====== Supplied information ======

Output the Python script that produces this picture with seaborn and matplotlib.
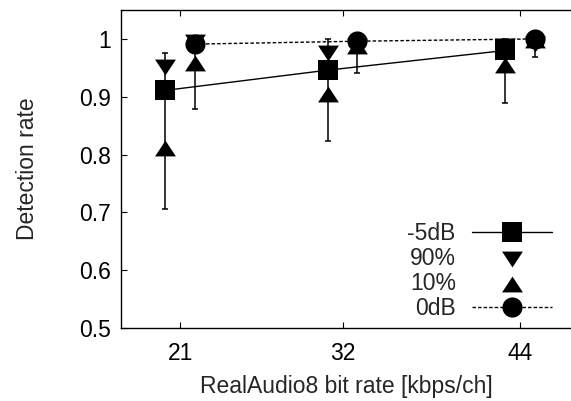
"""Detection rate vs RealAudio8 bit rate, -5dB and 0dB groups."""

import numpy as np
import seaborn as sns
import matplotlib.pyplot as plt

rates = [21, 32, 44]

# -5dB group (drawn slightly left of each rate)
m5_mean = [0.911, 0.946, 0.980]
m5_lo = [0.706, 0.824, 0.890]
m5_hi = [0.975, 0.999, 0.999]
m5_p90 = [0.952, 0.976, 0.987]
m5_p10 = [0.812, 0.905, 0.955]

# 0dB group (drawn slightly right of each rate)
d0_mean = [0.991, 0.996, 1.000]
d0_lo = [0.879, 0.941, 0.968]
d0_hi = [1.000, 1.000, 1.000]
d0_p90 = [0.994, 0.987, 0.991]
d0_p10 = [0.959, 0.988, 0.998]

sns.set_style("ticks")
plt.rcParams["font.family"] = ["Liberation Sans", "DejaVu Sans"]
plt.rcParams["font.size"] = 16.5

OFF = 1.0
x5 = np.array(rates) - OFF
x0 = np.array(rates) + OFF

TRI_DOWN = [(-1, 0.76), (1, 0.76), (0, -0.76), (-1, 0.76)]
TRI_UP = [(-1, -0.76), (1, -0.76), (0, 0.76), (-1, -0.76)]

fig = plt.figure(figsize=(5.71, 4.01), dpi=100)
ax = fig.add_axes([121 / 571, 73 / 401, 1 - 121 / 571, 318 / 401])

for xs, mean, lo, hi in [(x5, m5_mean, m5_lo, m5_hi), (x0, d0_mean, d0_lo, d0_hi)]:
    mean = np.array(mean)
    ax.errorbar(xs, mean, yerr=[mean - np.array(lo), np.array(hi) - mean],
                fmt="none", ecolor="black", elinewidth=1.1,
                capsize=2.3, capthick=1.1, zorder=2)

sns.lineplot(x=x5, y=m5_mean, ax=ax, color="black", lw=1.0, marker="s",
             markersize=15, markeredgewidth=0, label="-5dB", zorder=4)
all_x = np.concatenate([x5, x0])
sns.scatterplot(x=all_x, y=m5_p90 + d0_p90, ax=ax, marker=TRI_DOWN, s=225,
                color="black", linewidth=0, label="90%", zorder=3)
sns.scatterplot(x=all_x, y=m5_p10 + d0_p10, ax=ax, marker=TRI_UP, s=225,
                color="black", linewidth=0, label="10%", zorder=3)
sns.lineplot(x=x0, y=d0_mean, ax=ax, color="black", lw=1.0,
             linestyle=(0, (2.5, 1.5)), marker="o", markersize=14.5,
             markeredgewidth=0, label="0dB", zorder=5)

ax.set_xlim(17, 47.45)
ax.set_ylim(0.5, 1.05)
ax.set_xticks(rates)
ax.set_yticks([0.5, 0.6, 0.7, 0.8, 0.9, 1.0])
ax.set_yticklabels(["0.5", "0.6", "0.7", "0.8", "0.9", "1"])
ax.tick_params(direction="in", length=4, width=0.8, top=True, labelsize=16.5,
               pad=7, colors="black")
ax.tick_params(axis="x", pad=10)
for s in ["left", "bottom", "top"]:
    ax.spines[s].set_linewidth(1.0)
    ax.spines[s].set_color("black")
ax.spines["right"].set_visible(False)

ax.set_xlabel("RealAudio8 bit rate [kbps/ch]", fontsize=16.5, labelpad=7)
ax.set_ylabel("Detection rate", fontsize=16.5, labelpad=29)

ax.legend(loc="lower right", bbox_to_anchor=(552 / 571, 81 / 401),
          bbox_transform=fig.transFigure, frameon=False, markerfirst=False,
          borderpad=0, borderaxespad=0, labelspacing=0.08, handlelength=3.5,
          handletextpad=0.7, fontsize=16.5)

fig.savefig("out.png", dpi=100)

======

▶ [Task requirements] What is the number of lines above that hold the string "seaborn"? Answer with that number alone.

▶ [Output of the task] 2